= Negotiorum gestio =

Negotiorum gestio (/[nəˌgō.shē-ˈȯr-əm-ˈgestēˌō]/, Latin for "management of business") is a form of spontaneous voluntary agency in which an intervenor or intermeddler, the gestor, acts on behalf and for the benefit of a principal (dominus negotii), but without the latter's prior consent. The gestor is only entitled to reimbursement for expenses and not to remuneration, the underlying principle being that negotiorum gestio is intended as an act of generosity and friendship and not to allow the gestor to profit from his intermeddling. This form of intervention is classified as a quasi-contract and found in civil-law jurisdictions and in mixed systems (e.g. Louisiana, Scots, South African, and Philippine laws).

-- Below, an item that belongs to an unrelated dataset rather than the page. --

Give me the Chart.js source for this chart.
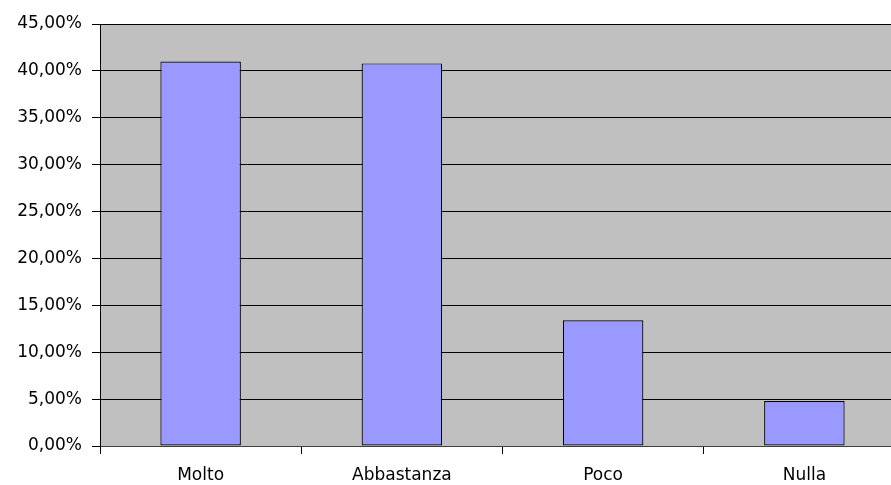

For example, while you are traveling abroad, a typhoon hits your home town and the roofing of your house is in danger. To avoid the catastrophic situation, your neighbour does something urgently necessary. You are the 'principal' and your neighbour here is the 'gestor', the act of which saved your house is the negotiorum gestio.

It originated as a Roman legal institution in which an individual acted on behalf of another, without his asking and without remuneration. It was considered a part of officium (duty), for instance, to defend a friend's or neighbour's interests while the friend or neighbour was away.

The principal, or dominus negotii (or rarely dominus negotiorum dominus rei gestae), is bound to indemnify the gestor for the expenses and liabilities incurred. If the principal fails to do so, there is unjust enrichment, and the gestor then has a claim to bring an action for restitution. In Napoleonic jurisdictions, as well as others like Louisiana, the action takes the form of the actio de in rem verso. In South Africa, on the other hand, multiple restitutionary actions lie for negotiorum gestio, namely:
1. condictio indebiti;
2. condictio causa data causa non secuta;
3. condictio ob turpem vel iniustam causam;
4. condictio sine causa specialis

Negotiorum gestio is not recognised at common law, despite certain English salvage cases, as well as some cases in equity where trustees were on occasion remunerated for services voluntarily rendered. Nevertheless, the concept is known in English legal theory as ‘necessitous intervention’.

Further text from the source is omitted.